Why do I call myself a product engineer?
Somewhere between the PNG website and the midnight deploy.
In high school I was doing graphic design. Not as a career plan, just because I had Photoshop and I liked making things. Logos, flyers, posters for people around me. At some point someone asked if I could make a website. I said yes without knowing how.
I designed the whole thing in Photoshop. Then I sliced it into PNG images and put them inside an HTML file. That was the website. It looked exactly right on my screen, whether it worked anywhere else is a different question. But I shipped it, and someone paid me, and that felt like something real had happened.
Then I actually learned to program. JavaScript, then more. I remember the exact feeling when it clicked. It was not like studying for an exam. It felt like someone had quietly handed me a superpower and walked away. You could describe what you wanted and the machine would do it. Not a drawing of a thing, the actual thing, running, that other people could open and use. I was in high school in Sfax and I had access to that. That felt insane to me.
I kept going because I kept hitting walls. I understood the frontend but not what was behind it, so I learned backend. Then I didn’t understand how any of it got onto a server, so I learned deployment, then infrastructure. Not because someone told me to. Because every part I didn’t understand felt like a ceiling I wasn’t supposed to touch, and I have always had a problem with ceilings.
At my first real job I was doing all of it. Writing the frontend, reviewing the API design, configuring the machines, then opening the browser to make sure the button still looked right. I was doing support, sitting in client calls, pushing back in standups, writing specs that didn’t exist yet. Nobody asked me to do all of that. It just felt wrong to stop at the edge of what I was officially responsible for.

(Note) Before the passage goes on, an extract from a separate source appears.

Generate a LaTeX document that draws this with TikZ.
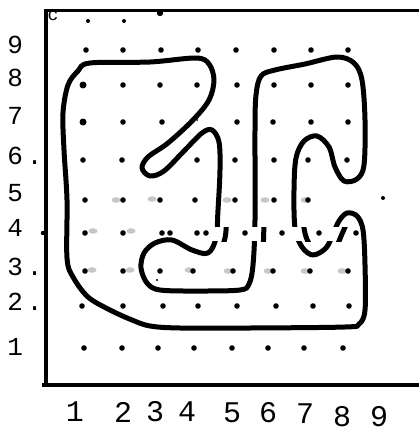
\documentclass[tikz,border=0pt]{standalone}
\usepackage{fontspec}
\setmonofont{Liberation Mono}
\usetikzlibrary{calc}

\begin{document}
\begin{tikzpicture}[x=0.5pt,y=-0.5pt,
  curve/.style={line width=2.5pt, line join=round},
  frame/.style={line width=2pt},
  smudge/.style={fill=black!22},
  rowlab/.style={font=\ttfamily\fontsize{13}{13}\selectfont, anchor=west, inner sep=0pt},
  collab/.style={font=\ttfamily\fontsize{15}{15}\selectfont, inner sep=0pt}]
\useasboundingbox (0,0) rectangle (419,433);
\def\dotr{2.8}
\def\loopline{plot[smooth cycle, tension=0.55] coordinates {
  (90,63) (150,62) (196,58) (209,64) (214,80) (209,100) (193,120) (168,143)
  (148,157) (142,168) (150,176) (164,171) (184,151) (202,133) (212,130)
  (219,142) (220,170) (218,210) (216,238) (208,253) (192,250) (172,240)
  (155,243) (144,253) (141,268) (147,283) (160,290) (200,291) (240,290)
  (249,284) (253,265) (255,220) (255,130) (256,95) (261,76) (275,70)
  (305,64) (337,57) (354,63) (362,80) (365,120) (364,165) (357,179)
  (344,181) (335,167) (329,147) (317,136) (304,141) (296,158) (294,190)
  (295,228) (302,247) (313,255) (326,248) (333,234) (339,221) (347,213)
  (357,216) (363,230) (365,265) (365,310) (359,324) (345,327) (250,328)
  (180,328) (150,326) (132,320) (110,310) (88,297) (73,277) (67,258)
  (67,200) (64,150) (63,113) (68,85) (78,71)}}

\coordinate (TL) at (46,11);
\coordinate (BL) at (46,385);
\coordinate (TR) at (419,11);
\coordinate (BR) at (419,385);

\draw[line width=1.5pt] ($(TL)+(-2,0)$) -- (TR);
\draw[frame] ($(TL)+(0,-1)$) -- ($(BL)+(0,1)$);
\draw[frame] ($(BL)+(-4,0)$) -- (BR);

\foreach \x/\y in {116/200,152/199,227/200,265/200,305/200,
                   93/231,131/231,
                   92/270,130/270,189/270,228/271,268/271,305/271,342/271}
  \fill[smudge] (\x,\y) ellipse (4.5 and 2.8);

\foreach \y/\xs in {50/{86,123,161,198,236,274,311,348},
                    85/{83,123,160,197,237,274,311,348},
                    122/{83,123,162,237,273,311,348},
                    160/{83,122,197,235,274,308,347},
                    200/{85,123,160,195,235,274,308},
                    233/{85,123,162,170,197,236,273,310,347},
                    271/{85,123,160,193,233,273,310,348},
                    306/{82,123,163,198,237,276,313,349},
                    348/{84,122,158,194,232,268,304,343}}
  \foreach \x in \xs
    \fill (\x,\y) circle (\dotr);

\fill (88,21) circle (2);
\fill (124,21) circle (2);
\fill (160,13) circle (3.2);
\fill (197,120) circle (1);
\fill (157,280) circle (1.2);
\fill (383,198) circle (2);
\fill (43,233) circle (2.2);
\fill (83,85) circle (3.5);
\fill (83,122) circle (3.5);

\draw[curve] \loopline;

\begin{scope}
  \clip (200,227) rectangle (360,241);
  \fill[white] (200,227) rectangle (360,241);
  \begin{scope}[shift={(9,0)}]
    \draw[curve] \loopline;
    \foreach \x in {197,236,273,310,347}
      \fill (\x,233) circle (\dotr);
  \end{scope}
\end{scope}

\node[font=\ttfamily\fontsize{9}{9}\selectfont, inner sep=0pt] (corner) at (53,16) {c};

\node[rowlab] (r9) at (7,45) {9};
\node[rowlab] (r8) at (7,78) {8};
\node[rowlab] (r7) at (7,116) {7};
\node[rowlab] (r6) at (7,156) {6\kern2pt.};
\node[rowlab] (r5) at (7,193) {5};
\node[rowlab] (r4) at (7,228) {4};
\node[rowlab] (r3) at (7,267) {3\kern2pt.};
\node[rowlab] (r2) at (7,302) {2\kern2pt.};
\node[rowlab] (r1) at (7,347) {1};

\node[collab] (c1) at (75,412) {1};
\node[collab] (c2) at (123,412) {2};
\node[collab] (c3) at (155,412) {3};
\node[collab] (c4) at (187,412) {4};
\node[collab] (c5) at (232,413) {5};
\node[collab] (c6) at (268,413) {6};
\node[collab] (c7) at (305,414) {7};
\node[collab] (c8) at (342,417) {8};
\node[collab] (c9) at (379,417) {9};
\end{tikzpicture}
\end{document}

That is when I started understanding what the title actually means. It is not about knowing frontend and also knowing backend. Plenty of people do that. It is about caring what happens after you ship. It is about sitting with the outcome instead of handing it to someone else the moment the PR is merged.
A product engineer is someone who asks “why are we building this” before asking “how.” Someone who watches what happens in production and feels responsible for it. Someone who, when the client says the app feels slow, does not wait for a ticket. They open the profiler.
I did not set out to become that. I was just a kid who made a fake website out of PNG images because someone needed a website and I wanted to figure it out. Everything after that was following the same instinct: close the gap between what you can imagine and what you can actually ship.
The title “product engineer” is just what you call it when you never really stopped doing that.